Extended dynamic range CMOS active pixel architecture for X-ray detectors

Abstract

X-ray detectors increasingly utilize active pixel CMOS instead of amorphous silicon technology because of its superior noise, pixel lag, readout speed and offset stability. We already demonstrated [1] that adding an a additional pixel capacitance to a standard 3T CMOS pixel architecture allows operating the detector in either high sensitivity (HS) or high saturation dose (HD) mode. Since the charge capacity is limited in HS mode, a large signal will saturate the pixel, causing a loss of information. In HD mode, a very low exposure will lead to a loss of contrast-to-noise ratio (CNR) due to the inherently higher noise floor in this mode. Using the same 3T pixel architecture, we propose a dual readout method to combine the benefits of HS and HD modes.
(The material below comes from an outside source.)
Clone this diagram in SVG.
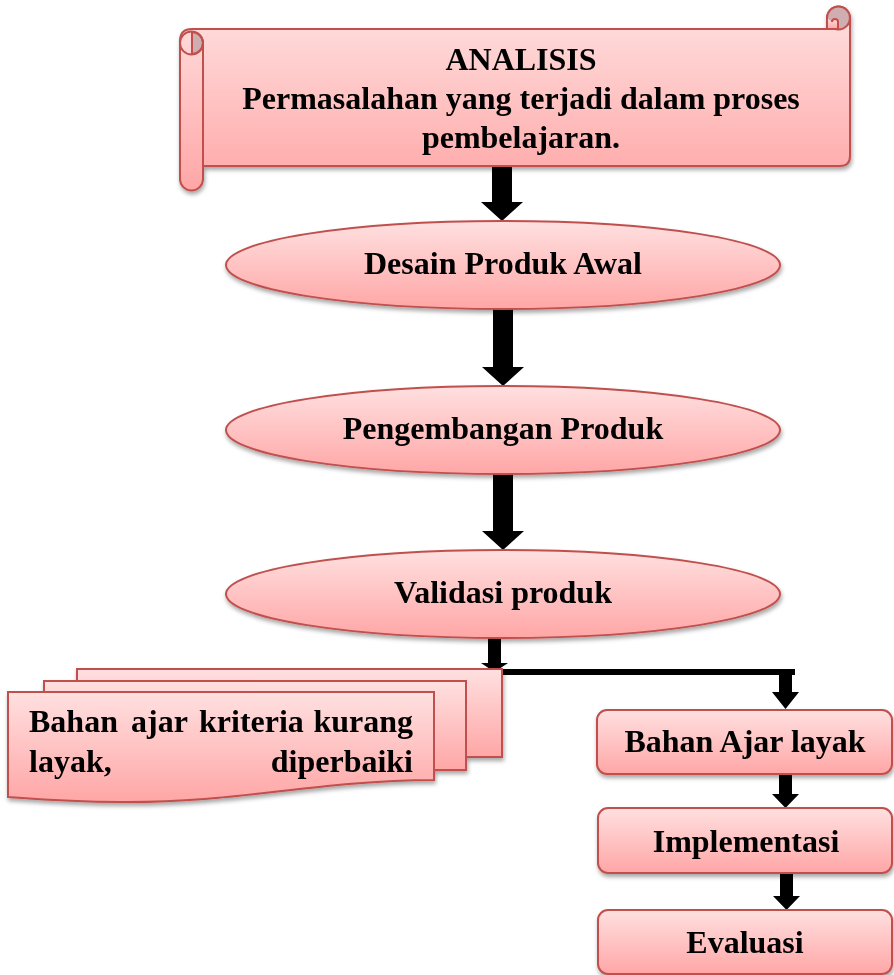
<svg xmlns="http://www.w3.org/2000/svg" width="894" height="975" viewBox="0 0 894 975">
<style>
.shape{fill:url(#pink);stroke:#c0504d;stroke-width:2;}
.dark{fill:#cfadb0;stroke:#c0504d;stroke-width:2;}
.arrow{fill:#000;}
.lbl{font-family:"Liberation Serif","Times New Roman",serif;font-weight:bold;font-size:32px;fill:#000;}
.c{text-anchor:middle;}
</style>
<defs>
<linearGradient id="pink" x1="0" y1="0" x2="0" y2="1">
<stop offset="0" stop-color="#ffe0e0"/>
<stop offset="1" stop-color="#ffa6a6"/>
</linearGradient>
<filter id="sh" x="-10%" y="-10%" width="120%" height="130%">
<feDropShadow dx="1" dy="3" stdDeviation="2" flood-color="#000" flood-opacity="0.35"/>
</filter>
</defs>
<rect width="894" height="975" fill="#fff"/>

<g id="connectors">
<polygon class="arrow" points="492,166 512,166 512,202 523,202 502,221 481,202 492,202"/>
<polygon class="arrow" points="493,308 513,308 513,367 524,367 503,386 482,367 493,367"/>
<polygon class="arrow" points="493,473 513,473 513,531 524,531 503,550 482,531 493,531"/>
<polygon class="arrow" points="488,636 501,636 501,663 508,663 494.5,672 481,663 488,663"/>
<rect class="arrow" x="495" y="669" width="300" height="6"/>
<polygon class="arrow" points="779,672 792,672 792,692 799,692 785.5,709 772,692 779,692"/>
<polygon class="arrow" points="779,773 792,773 792,794 799,794 785.5,808 772,794 779,794"/>
<polygon class="arrow" points="780,872 793,872 793,896 800,896 786.5,910 773,896 780,896"/>
</g>

<g id="analisis" filter="url(#sh)">
<path class="shape" d="M180,41 Q180,29 192,29 H827 V18 A11.5,11.5 0 0 1 850,18 V156 Q850,166 840,166 H203 V179 A11.5,11.5 0 0 1 180,179 Z"/>
<path class="dark" d="M192,32 A11,11 0 0 1 192,54 Z"/>
<circle cx="191.5" cy="43" r="11.5" fill="none" stroke="#c0504d" stroke-width="2"/>
<line x1="203" y1="43" x2="203" y2="166" stroke="#c0504d" stroke-width="2"/>
<circle class="dark" cx="838.5" cy="18" r="11.5"/>
<path class="shape" d="M827,18 V29 H838 V22 Q838,19 835,19 Q832,19 832,22" />
<text class="lbl c" x="521" y="70">ANALISIS</text>
<text class="lbl c" x="521" y="109">Permasalahan yang terjadi dalam proses</text>
<text class="lbl c" x="521" y="148">pembelajaran.</text>
</g>

<g id="desain" filter="url(#sh)">
<ellipse class="shape" cx="503" cy="265" rx="277" ry="44"/>
<text class="lbl c" x="503" y="274">Desain Produk Awal</text>
</g>

<g id="pengembangan" filter="url(#sh)">
<ellipse class="shape" cx="503" cy="430" rx="277" ry="44"/>
<text class="lbl c" x="503" y="439">Pengembangan Produk</text>
</g>

<g id="validasi" filter="url(#sh)">
<ellipse class="shape" cx="503" cy="594" rx="277" ry="44"/>
<text class="lbl c" x="503" y="603">Validasi produk</text>
</g>

<g id="kurang-layak" filter="url(#sh)">
<rect class="shape" x="77" y="669" width="425" height="88"/>
<rect class="shape" x="44" y="681" width="422" height="89"/>
<path class="shape" d="M8,692 H434 V780 C310,781 240,803 120,802 C70,802 35,799 8,797 Z"/>
<text class="lbl"><tspan x="29" y="732">Bahan </tspan><tspan x="131" y="732">ajar </tspan><tspan x="199" y="732">kriteria </tspan><tspan x="413" y="732" text-anchor="end">kurang</tspan><tspan x="29" y="772">layak, </tspan><tspan x="413" y="772" text-anchor="end">diperbaiki</tspan></text>
</g>

<g id="layak" filter="url(#sh)">
<rect class="shape" x="597" y="710" width="295" height="64" rx="10"/>
<text class="lbl c" x="745" y="752">Bahan Ajar layak</text>
</g>

<g id="implementasi" filter="url(#sh)">
<rect class="shape" x="598" y="808" width="294" height="65" rx="10"/>
<text class="lbl c" x="746" y="852">Implementasi</text>
</g>

<g id="evaluasi" filter="url(#sh)">
<rect class="shape" x="598" y="910" width="294" height="64" rx="10"/>
<text class="lbl c" x="745" y="953">Evaluasi</text>
</g>
</svg>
After a single exposure the pixel signal is read twice, respectively in HS and HD mode. The two linear signal values are then combined to create the pixel value of the final image. In this paper proof of concept is demonstrated using images acquired separately and combined offline. The benefits of this method are demonstrated for different x-ray imaging modalities such as mammography, extra-oral dental, interventional and non-destructive testing. Using different detector models, results show that extended dynamic range combined with low noise leads to better image quality without introducing artifacts. It is expected that implementing the fast CMOS-sensor dual readout and image synthesis inside the detector will preserve important application requirements such as frame rate, data bandwidth and power consumption.